On Friday, June 29, the National People’s Congress voted to pass the Labor Contract Law. Media coverage, including articles in China Daily, The New York Times and The Washington Post, has hastened to situate the law’s passage in the context of the recent “Shanxi black brick kiln incident.” Meanwhile, Chinese law makers revealed that, during the Standing Committee deliberations, members demanded that the Labor Contract Law “handle” the Shanxi slave situation.

Speaking at an NPC press conference yesterday afternoon, legislator Li Yuan said that the Shanxi kiln case resulted from “dereliction of duty” by government agencies. As a consequence, language was appended to the Labor Contract Law making relevant government bodies and their staff liable if they harm workers or employing units (用人单位) by failing to carry out their duties or if the government bodies or their staff violate the law in the exercise of their powers.

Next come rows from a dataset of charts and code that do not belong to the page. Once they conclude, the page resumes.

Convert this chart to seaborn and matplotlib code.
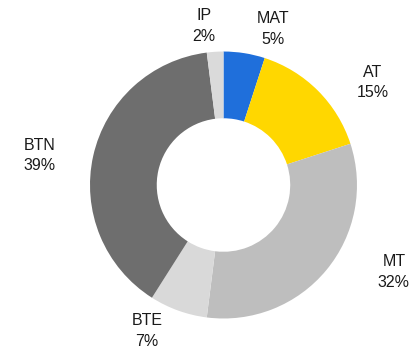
import matplotlib
matplotlib.use("Agg")
import matplotlib.pyplot as plt
import seaborn as sns

sns.set_theme(style="white")
plt.rcParams["font.family"] = ["Liberation Sans", "DejaVu Sans"]

categories = ["MAT", "AT", "MT", "BTE", "BTN", "IP"]
shares = [5, 15, 32, 7, 39, 2]
colors = ["#1F6FDB", "#FFD700", "#BEBEBE", "#D9D9D9", "#6E6E6E", "#DADADA"]

# label anchor points (axes data units, donut radius = 1)
label_x = [0.371, 1.116, 1.277, -0.573, -1.375, -0.148]
label_y = [1.169, 0.768, -0.652, -1.094, 0.221, 1.190]

fig = plt.figure(figsize=(4.16, 3.5), dpi=100)
ax = fig.add_axes([0, 0, 1, 1])

ax.pie(shares, colors=colors, startangle=90, counterclock=False,
       radius=1.0, wedgeprops=dict(width=0.5, linewidth=0))

for name, val, x, y in zip(categories, shares, label_x, label_y):
    ax.text(x, y, f"{name}\n{val}%", ha="center", va="center",
            fontsize=11.5, color="#1a1a1a", linespacing=1.45)

ax.set_xlim(-1.674, 1.442)
ax.set_ylim(-1.236, 1.386)
ax.set_aspect("equal")
ax.axis("off")

fig.savefig("out.png", dpi=100, facecolor="white")
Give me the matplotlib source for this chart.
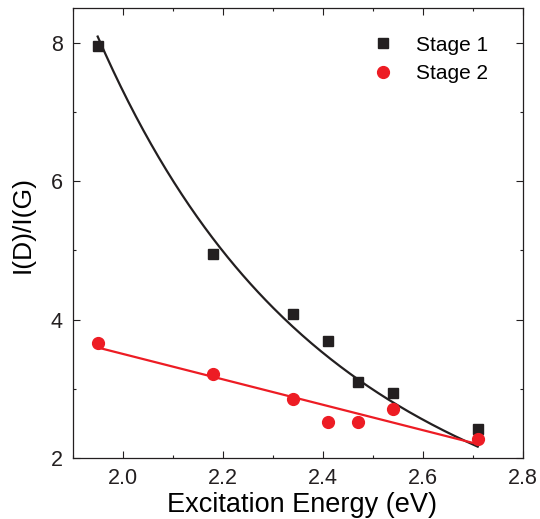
import numpy as np
import matplotlib
matplotlib.use("Agg")
import matplotlib.pyplot as plt
from matplotlib.ticker import MultipleLocator

plt.rcParams['font.family'] = ['Liberation Sans', 'DejaVu Sans']

# excitation energies (eV) and D/G intensity ratios
energy = [1.95, 2.18, 2.34, 2.41, 2.47, 2.54, 2.71]
stage1 = [7.95, 4.95, 4.08, 3.70, 3.10, 2.94, 2.42]
stage2 = [3.67, 3.22, 2.85, 2.53, 2.52, 2.71, 2.28]

x = np.array(energy)
y1 = np.array(stage1)
y2 = np.array(stage2)

# stage 1: E^-4 fit, stage 2: linear fit
amp = np.sum(y1 * x**-4) / np.sum(x**-8)
p2 = np.polyfit(x, y2, 1)
xf = np.linspace(x.min(), x.max(), 200)

fig = plt.figure(figsize=(5.4, 5.19), dpi=100)
ax = fig.add_axes([0.1346, 0.117, 0.8334, 0.8676])

black = '#231f20'
red = '#ed1c24'

ax.plot(xf, amp * xf**-4, color=black, lw=1.6, zorder=2)
ax.plot(xf, np.polyval(p2, xf), color=red, lw=1.6, zorder=2)
ax.plot(x, y1, 's', color=black, ms=7, ls='none', label='Stage 1', zorder=3)
ax.plot(x, y2, 'o', color=red, ms=8.5, ls='none', label='Stage 2', zorder=3)

ax.set_xlim(1.9, 2.8)
ax.set_ylim(2, 8.5)
ax.xaxis.set_major_locator(MultipleLocator(0.2))
ax.xaxis.set_minor_locator(MultipleLocator(0.1))
ax.yaxis.set_major_locator(MultipleLocator(2))
ax.yaxis.set_minor_locator(MultipleLocator(1))
ax.set_xticks([2.0, 2.2, 2.4, 2.6, 2.8])
ax.set_xticklabels(['2.0', '2.2', '2.4', '2.6', '2.8'])

ax.tick_params(which='both', direction='in', top=True, right=True,
               labelsize=15.5, colors='#231f20', pad=7)
ax.tick_params(which='major', length=5, width=0.8)
ax.tick_params(which='minor', length=2.5, width=0.8)
for s in ax.spines.values():
    s.set_linewidth(0.9)
    s.set_color('#231f20')

ax.set_xlabel('Excitation Energy (eV)', fontsize=19.5)
ax.set_ylabel('I(D)/I(G)', fontsize=19)
ax.xaxis.set_label_coords(0.51, -0.075)
ax.yaxis.set_label_coords(-0.085, 0.52)

ax.legend(loc='upper right', bbox_to_anchor=(0.965, 0.98), frameon=False,
          fontsize=15, handletextpad=0.8, labelspacing=0.45,
          handlelength=1.6)

fig.savefig('out.png', dpi=100)
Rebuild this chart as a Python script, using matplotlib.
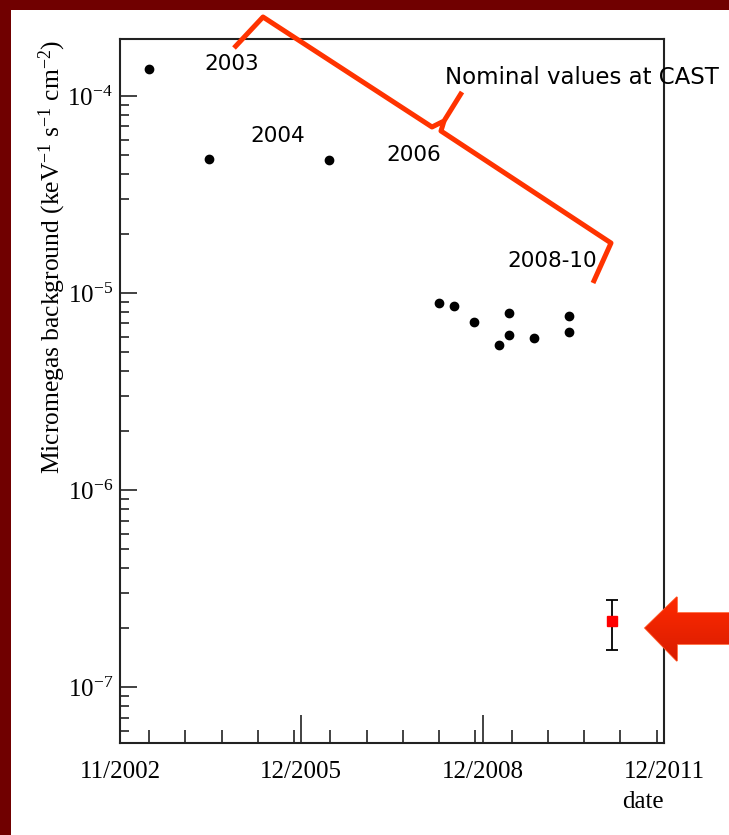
"""Micromegas background level at CAST vs date, with the annotated slide overlay."""
import numpy as np
import matplotlib
matplotlib.use("Agg")
import matplotlib.pyplot as plt
from matplotlib.patches import Polygon, Rectangle
from matplotlib.colors import LinearSegmentedColormap
from matplotlib.ticker import FixedLocator, LogLocator, NullFormatter, MultipleLocator

# measured background levels (decimal year, keV^-1 s^-1 cm^-2)
DATES = [2003.40, 2004.39, 2006.38, 2008.20, 2008.45, 2008.78,
         2009.36, 2009.19, 2009.36, 2009.77, 2010.35, 2010.35]
LEVELS = [1.37e-4, 4.79e-5, 4.73e-5, 8.9e-6, 8.6e-6, 7.13e-6,
          7.9e-6, 5.45e-6, 6.12e-6, 5.9e-6, 7.64e-6, 6.34e-6]

# latest point with its error bar
NEW_DATE = [2011.06]
NEW_LEVEL = [2.17e-7]
NEW_LOW = [1.55e-7]
NEW_HIGH = [2.77e-7]

TICK_DATES = [2002.92, 2005.92, 2008.92, 2011.92]
TICK_LABELS = ["11/2002", "12/2005", "12/2008", "12/2011"]
DECADES = [1e-7, 1e-6, 1e-5, 1e-4]
DECADE_LABELS = [r"$10^{-7}$", r"$10^{-6}$", r"$10^{-5}$", r"$10^{-4}$"]
PERIODS = ["2003", "2004", "2006", "2008-10"]

W, H = 729, 835
RED = "#ff3300"
MAROON = "#700000"

plt.rcParams["mathtext.fontset"] = "custom"
plt.rcParams["mathtext.rm"] = "Liberation Serif"
plt.rcParams["mathtext.it"] = "Liberation Serif:italic"
SERIF = dict(family="Liberation Serif", size=18)

fig = plt.figure(figsize=(W / 100, H / 100), dpi=100)
ax = fig.add_axes([120 / W, 1 - 743 / H, 544 / W, 704 / H])

ax.plot(DATES, LEVELS, "o", color="black", markersize=6, zorder=3)
lev = np.array(NEW_LEVEL)
yerr = [lev - np.array(NEW_LOW), np.array(NEW_HIGH) - lev]
ax.errorbar(NEW_DATE, NEW_LEVEL, yerr=yerr, fmt="s", color="#ff0000",
            ecolor="black", elinewidth=1.3, capsize=4, capthick=1.3,
            markersize=7.5, zorder=3)

ax.set_yscale("log")
ax.set_xlim(TICK_DATES[0], TICK_DATES[-1])
ax.set_ylim(10 ** -7.284, 10 ** -3.711)

ax.xaxis.set_major_locator(FixedLocator(TICK_DATES))
ax.set_xticklabels(TICK_LABELS, fontdict=SERIF)
ax.xaxis.set_minor_locator(MultipleLocator(0.6))
ax.yaxis.set_major_locator(FixedLocator(DECADES))
ax.set_yticklabels(DECADE_LABELS, fontdict=SERIF)
ax.yaxis.set_minor_locator(LogLocator(base=10, subs=np.arange(2, 10)))
ax.yaxis.set_minor_formatter(NullFormatter())

ax.tick_params(axis="both", which="both", direction="in", color="#222222",
               width=1.2, top=False, right=False)
ax.tick_params(axis="x", which="major", length=20, pad=13)
ax.tick_params(axis="x", which="minor", length=9.5)
ax.tick_params(axis="y", which="major", length=12, pad=5)
ax.tick_params(axis="y", which="minor", length=6.5)
for sp in ax.spines.values():
    sp.set_linewidth(1.5)
    sp.set_color("#222222")

ax.set_xlabel("date", loc="right", labelpad=6, **SERIF)

# overlay in pixel coordinates for the slide decorations
ov = fig.add_axes([0, 0, 1, 1], zorder=5)
ov.set_xlim(0, W)
ov.set_ylim(H, 0)
ov.axis("off")
ov.patch.set_alpha(0)

ov.add_patch(Rectangle((0, 0), W, 10, color=MAROON, lw=0))
ov.add_patch(Rectangle((0, 0), 11, H, color=MAROON, lw=0))

ov.text(52, 40, r"Micromegas background (keV$^{-1}$ s$^{-1}$ cm$^{-2}$)",
        rotation=90, ha="center", va="top", family="Liberation Serif", size=18.4)

bracket_left = [(234, 48), (263, 17), (432, 127), (444, 121), (462, 92)]
bracket_right = [(444, 121), (441, 131), (611, 243), (593, 283)]
for pts in (bracket_left, bracket_right):
    xs, ys = zip(*pts)
    ov.plot(xs, ys, color=RED, lw=3.6, solid_joinstyle="round",
            solid_capstyle="butt")

sans = dict(family="DejaVu Sans", size=15.5, color="black")
for label, (x, y) in zip(PERIODS, [(232, 64), (278, 136), (414, 155), (552, 261)]):
    ov.text(x, y, label, ha="center", va="center", **sans)
ov.text(445, 78, "Nominal values at CAST", ha="left", va="center",
        family="DejaVu Sans", size=16.5, color="black")

arrow_pts = [(645, 628), (677, 597), (677, 613), (729, 613),
             (729, 644), (677, 644), (677, 661)]
arrow = Polygon(arrow_pts, closed=True, facecolor="none",
                edgecolor="#ff5a2a", lw=1.2)
ov.add_patch(arrow)
grad = np.linspace(0, 1, 64).reshape(-1, 1)
cmap = LinearSegmentedColormap.from_list("arrow", ["#ff2a00", "#d81c00"])
im = ov.imshow(grad, extent=(640, 729, 662, 596), cmap=cmap,
               aspect="auto", origin="upper", zorder=1)
im.set_clip_path(arrow)
ov.set_xlim(0, W)
ov.set_ylim(H, 0)

fig.savefig("out.png", dpi=100)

Notwithstanding the media coverage connecting the Shanxi slaves with the Labor Contract Law, the new law has only the scantest relationship to Shanxi’s illegal kilns. Passing a law in China takes years, and the Labor Contract Law has been under consideration since 2005. In addition, the key passages of the law — which include requirements for written labor contracts and payment of severance wages, as well as restrictions on fixed-term contracts — offer no solace to slave workers. When bosses kidnap children and force them to work without pay, while the local government looks away and squelches local press reports, a law requiring written contracts is beside the point. Moreover, as Li Yuan pointed out during the press conference, to the extent that the Labor Contract Law explicitly addresses the dereliction of duties that led to the scandal in Shanxi, it’s redundant: laws prohibiting the dereliction of duty already exist.

What’s significant about the passage of the Labor Contract Law is not that it addresses the Shanxi kiln problem, but that the NPC wanted to create the impression that it would. In other words, the NPC used the Labor Contract Law as an opportunity to appear responsive to public outrage and to pander to public opinion. For a legislative body that isn’t popularly elected, it’s behaving an awful lot like the U.S. Congress.

Still, whatever might be said about the NPC’s sleight-of-hand theatrics, both domestic and foreign press coverage have been accommodating of the illusive connection between the Shanxi slaves and the Labor Contract Law. And for a foreign press that’s free of government censorship, it’s behaving an awful lot like Xinhua.